Transcribo, en el quinto párrafo, una nota pequeña y profunda. Lo pequeño en ocasiones es inmenso. Primero la leí y después la escuché. Proviene de una paciente a quien conocí diez años atrás. Más de la mitad de su vida había sido una persona enferma. Persona enferma es un binomio extraño: persona no conlleva enfermedad. El término previo se utiliza con frecuencia. No me gusta decir “enfermo”; opto, aunque me contradiga, por persona enferma. Es posible que las ideas previas sean, para muchos, disquisiciones sin sentido; a mí me parece inadecuado restarle humanidad a la persona y convertirlo, a secas, en forma automática, en enfermo. La patología no merma la condición humana del afectado.

Cuando se padecen patologías incurables a temprana edad, la vida, tal y como la conocemos, adquiere otra fisonomía. Las enfermedades crónicas , esas que nunca se van y con suerte se “controlan”, transforman todo: la mirada, el tiempo, la esperanza, las relaciones amistosas, amorosas y laborales. Modifican, sobre todo, la relación con uno mismo. Todo lo que engloba la palabra vida cambia. Afloran espacios insospechados o lejanos: vulnerabilidad, finitud, miedo. Al lado de los problemas de salud crónicos siempre hay un reclamo soterrado. “¿Por qué yo?, ¿qué hice para merecerme este castigo?”, son preguntas frecuentes.

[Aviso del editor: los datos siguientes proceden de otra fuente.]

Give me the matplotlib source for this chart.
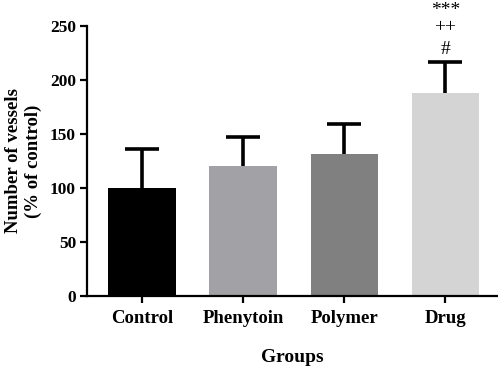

Las patologías conducen a quien padece por senderos únicos, individuales, difíciles de compartir. El lenguaje de la enfermedad es personal. Cada individuo experimenta sus males de acuerdo a sus recursos íntimos y económicos, a sus expectativas y a su realidad. A diferencia de otras experiencias, como las escolares, académicas o laborales, las vivencias en torno a la patología difieren entre un individuo y otro. De ahí la frase, “el lenguaje de la enfermedad es personal”.

Cuando la enfermedad irrumpe en la juventud los vínculos con el mundo externo se viven y conjugan en primera persona: ¿por qué yo? Pocas experiencias son tan contundentes como la patología; buscar explicaciones y preguntar son espacios propios de ese tránsito. Indagar las razones del origen del problema es frecuente. Enfermedad y dolor conforman una escuela: las voces y los escritos de quien padece invitan a recorrer senderos desconocidos cuyo pavimento está tapizado por experiencias propias, profundas, únicas. Escuchar a otras personas enfermas es útil. Se aprende. Se entra en el mundo de la resiliencia.

Una paciente conocida desde hace diez años, poco antes de fenecer —tenía 40 años—, al salir del consultorio dejó una nota: “Mi vida ha sido la enfermedad. Nunca he ido a otro lugar sin ella. Siempre hemos cohabitado, siempre ha decidido por mí. La enfermedad es una escuela dolorosa y grande. Sin ella no sería yo, sin ella no podría escribir y menos vivir”.

Para quienes son víctimas de patologías crónicas, la enfermedad es una suerte de patria. Recorrerla con quienes han caminado en ella, construye. El dolor y el miedo a la muerte dota a las palabras de significados diferentes, propios, “Mi vida ha sido la enfermedad”. A partir de esa idea, la realidad, sobre todo la de jóvenes enfermos, adquiere otros matices. Padecer enfermedades sensibiliza. Escuchar concientiza. Ideas similares expresó otra conocida: “La enfermedad instruye. Expone situaciones antes no pensadas y cuestiona verdades repetidas sin saber si son veraces o no”.

La enfermedad, en efecto, es una patria. No se escoge pertenecer a ella. Aceptarla es sabio. Pocos lo logran. Quienes lo consiguen, conviven mejor con ellos mismos. Ese es reto de las patologías. Convivir con ellas permite pervivir con dignidad. Los enfermos resilientes han escrito magníficos capítulos acerca de esos capítulos de la vida.